- [EXERCISE TASK]:
Restate each line word for word. Leave out every picture.

- [RECORDED INFORMATION]:
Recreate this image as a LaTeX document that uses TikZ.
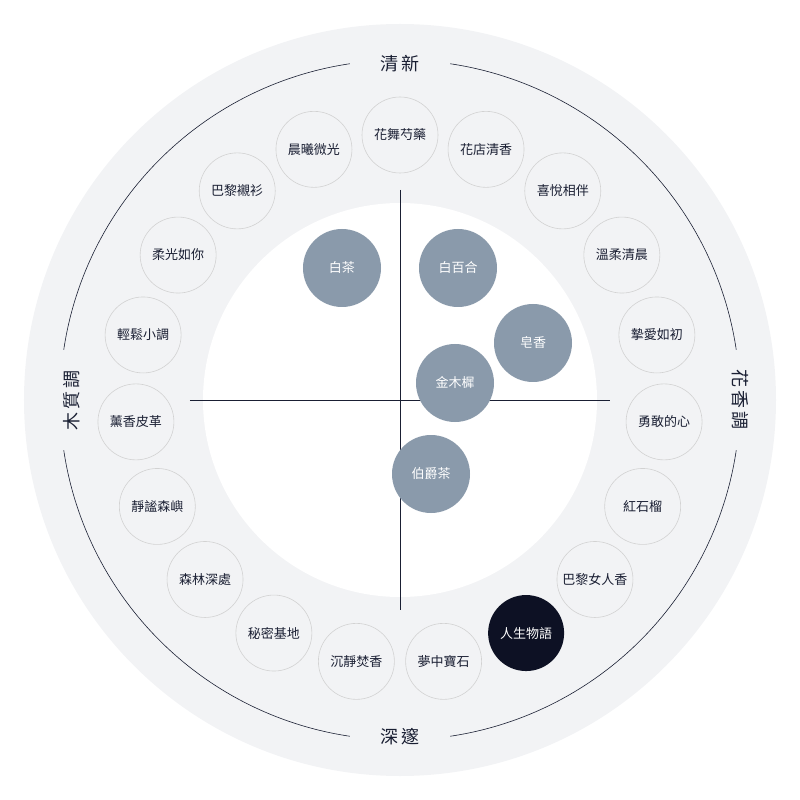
\documentclass[tikz,border=0pt]{standalone}
\usepackage{fontspec}
\newfontfamily\cjk{Noto Sans CJK TC}
\definecolor{ringbg}{HTML}{F2F3F5}
\definecolor{ink}{HTML}{1A1F33}
\definecolor{bubble}{HTML}{8A9AAB}
\definecolor{night}{HTML}{0D1124}
\tikzset{
  ringdot/.style = {circle, draw=gray!35, line width=0.6pt, minimum size=76pt, inner sep=0pt, text=ink, font=\cjk\fontsize{13}{13}\selectfont},
  darkdot/.style = {ringdot, draw=none, fill=night, text=white},
  notedot/.style = {circle, fill=bubble, minimum size=78pt, inner sep=0pt, text=white, font=\cjk\fontsize{13}{13}\selectfont},
  axislabel/.style = {text=ink, font=\cjk\fontsize{18}{18}\selectfont}
}
\begin{document}
\begin{tikzpicture}[x=1pt, y=1pt]
  \useasboundingbox (-400,-400) rectangle (400,400);
  \fill[ringbg] (0,0) circle[radius=376];
  \fill[white] (0,0) circle[radius=197];

  % outer thin ring with gaps for the labels
  \foreach \a in {0,90,180,270}
    \draw[ink, line width=0.6pt] ({\a+8.5}:340) arc[start angle=\a+8.5, end angle=\a+81.5, radius=340];

  \node[axislabel] (fresh) at (0,336) {清\,新};
  \node[axislabel] (deep)  at (0,-337) {深\,邃};
  \node[axislabel, rotate=90]  (woody)  at (-328,0) {木\,質\,調};
  \node[axislabel, rotate=-90] (floral) at (340,0) {花\,香\,調};

  % axes
  \coordinate (ax_n) at (0,210);
  \coordinate (ax_s) at (0,-210);
  \coordinate (ax_w) at (-210,0);
  \coordinate (ax_e) at (210,0);
  \draw[ink, line width=0.6pt] (ax_n) -- (ax_s);
  \draw[ink, line width=0.6pt] (ax_w) -- (ax_e);

  % ring of scents
  \foreach \name [count=\i from 0] in {花舞芍藥,花店清香,喜悅相伴,溫柔清晨,摯愛如初,勇敢的心,紅石榴,巴黎女人香,人生物語,夢中寶石,沉靜焚香,秘密基地,森林深處,靜謐森嶼,薰香皮革,輕鬆小調,柔光如你,巴黎襯衫,晨曦微光} {
    \ifnum\i=8 \def\dotstyle{darkdot}\else\def\dotstyle{ringdot}\fi
    \node[\dotstyle] (s_\i) at ({90-\i*360/19}:265) {\name};
  }

  % notes
  \node[notedot] (n_tea)    at (-58,132) {白茶};
  \node[notedot] (n_lily)   at (58,132)  {白百合};
  \node[notedot] (n_soap)   at (133,57)  {皂香};
  \node[notedot] (n_olive)  at (55,17)   {金木樨};
  \node[notedot] (n_earl)   at (31,-74)  {伯爵茶};
\end{tikzpicture}
\end{document}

- [ANSWER]:
Recreate this image as a LaTeX document that uses TikZ.
\documentclass[tikz,border=0pt]{standalone}
\usepackage{fontspec}
\newfontfamily\cjk{Noto Sans CJK TC}
\definecolor{ringbg}{HTML}{F2F3F5}
\definecolor{ink}{HTML}{1A1F33}
\definecolor{bubble}{HTML}{8A9AAB}
\definecolor{night}{HTML}{0D1124}
\tikzset{
  ringdot/.style = {circle, draw=gray!35, line width=0.6pt, minimum size=76pt, inner sep=0pt, text=ink, font=\cjk\fontsize{13}{13}\selectfont},
  darkdot/.style = {ringdot, draw=none, fill=night, text=white},
  notedot/.style = {circle, fill=bubble, minimum size=78pt, inner sep=0pt, text=white, font=\cjk\fontsize{13}{13}\selectfont},
  axislabel/.style = {text=ink, font=\cjk\fontsize{18}{18}\selectfont}
}
\begin{document}
\begin{tikzpicture}[x=1pt, y=1pt]
  \useasboundingbox (-400,-400) rectangle (400,400);
  \fill[ringbg] (0,0) circle[radius=376];
  \fill[white] (0,0) circle[radius=197];

  % outer thin ring with gaps for the labels
  \foreach \a in {0,90,180,270}
    \draw[ink, line width=0.6pt] ({\a+8.5}:340) arc[start angle=\a+8.5, end angle=\a+81.5, radius=340];

  \node[axislabel] (fresh) at (0,336) {清\,新};
  \node[axislabel] (deep)  at (0,-337) {深\,邃};
  \node[axislabel, rotate=90]  (woody)  at (-328,0) {木\,質\,調};
  \node[axislabel, rotate=-90] (floral) at (340,0) {花\,香\,調};

  % axes
  \coordinate (ax_n) at (0,210);
  \coordinate (ax_s) at (0,-210);
  \coordinate (ax_w) at (-210,0);
  \coordinate (ax_e) at (210,0);
  \draw[ink, line width=0.6pt] (ax_n) -- (ax_s);
  \draw[ink, line width=0.6pt] (ax_w) -- (ax_e);

  % ring of scents
  \foreach \name [count=\i from 0] in {花舞芍藥,花店清香,喜悅相伴,溫柔清晨,摯愛如初,勇敢的心,紅石榴,巴黎女人香,人生物語,夢中寶石,沉靜焚香,秘密基地,森林深處,靜謐森嶼,薰香皮革,輕鬆小調,柔光如你,巴黎襯衫,晨曦微光} {
    \ifnum\i=8 \def\dotstyle{darkdot}\else\def\dotstyle{ringdot}\fi
    \node[\dotstyle] (s_\i) at ({90-\i*360/19}:265) {\name};
  }

  % notes
  \node[notedot] (n_tea)    at (-58,132) {白茶};
  \node[notedot] (n_lily)   at (58,132)  {白百合};
  \node[notedot] (n_soap)   at (133,57)  {皂香};
  \node[notedot] (n_olive)  at (55,17)   {金木樨};
  \node[notedot] (n_earl)   at (31,-74)  {伯爵茶};
\end{tikzpicture}
\end{document}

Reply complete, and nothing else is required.